Problem to work on => Using the listing below, report all lines holding the word "matplotlib".

──────── Source data ────────

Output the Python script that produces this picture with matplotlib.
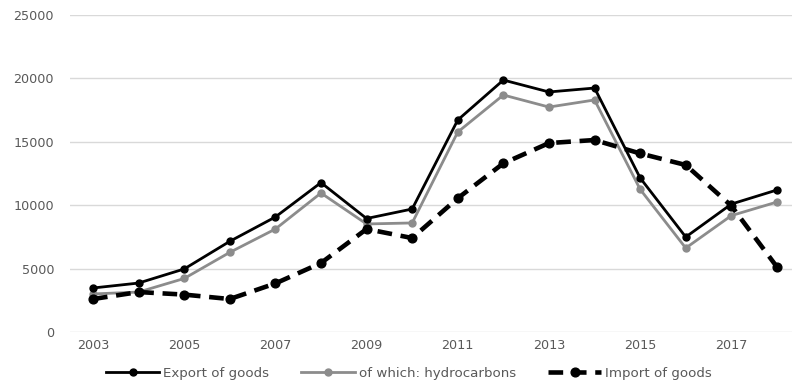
import matplotlib.pyplot as plt
import numpy as np

years = list(range(2003, 2019))
export_goods = [3470, 3860, 4970, 7150, 9070, 11780, 8950, 9700,
                16720, 19870, 18930, 19240, 12150, 7490, 10090, 11200]
hydrocarbons = [3000, 3150, 4220, 6280, 8120, 10960, 8520, 8600,
                15770, 18690, 17740, 18300, 11250, 6620, 9180, 10250]
import_goods = [2600, 3150, 2950, 2600, 3830, 5440, 8120, 7410,
                10550, 13300, 14900, 15140, 14080, 13170, 9950, 5130]

xticks = list(range(2003, 2018, 2))
yticks = [0, 5000, 10000, 15000, 20000, 25000]

W, H = 792, 381
fig = plt.figure(figsize=(W / 100, H / 100), dpi=100)
ax = fig.add_axes([70 / W, (H - 332) / H, 722 / W, 317 / H])

lbl_col = '#595959'

ax.plot(years, export_goods, color='black', lw=2.0, marker='o', ms=5,
        label='Export of goods', zorder=4)
ax.plot(years, hydrocarbons, color='#8c8c8c', lw=2.0, marker='o', ms=5,
        label='of which: hydrocarbons', zorder=3)
ax.plot(years, import_goods, color='black', lw=3.3, marker='o', ms=6.3,
        dashes=(3.2, 1.9), label='Import of goods', zorder=5)

ax.set_xlim(2002.496, 2018.33)
ax.set_ylim(0, 25000)
ax.set_xticks(xticks)
ax.set_yticks(yticks)
ax.grid(axis='y', color='#d9d9d9', lw=1)
ax.set_axisbelow(True)
for s in ax.spines.values():
    s.set_visible(False)
ax.tick_params(axis='both', length=0, labelsize=9.2, labelcolor=lbl_col)
ax.tick_params(axis='y', pad=11.5)
ax.tick_params(axis='x', pad=5)

leg = fig.legend(loc='center', bbox_to_anchor=(409 / W, (H - 373) / H), ncol=3,
                 frameon=False, fontsize=9.6, handlelength=4.0,
                 handletextpad=0.3, columnspacing=2.4,
                 borderpad=0, borderaxespad=0)
for t in leg.get_texts():
    t.set_color(lbl_col)

fig.savefig('out.png', dpi=100)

────────

Result =>
Output the Python script that produces this picture with matplotlib.
import matplotlib.pyplot as plt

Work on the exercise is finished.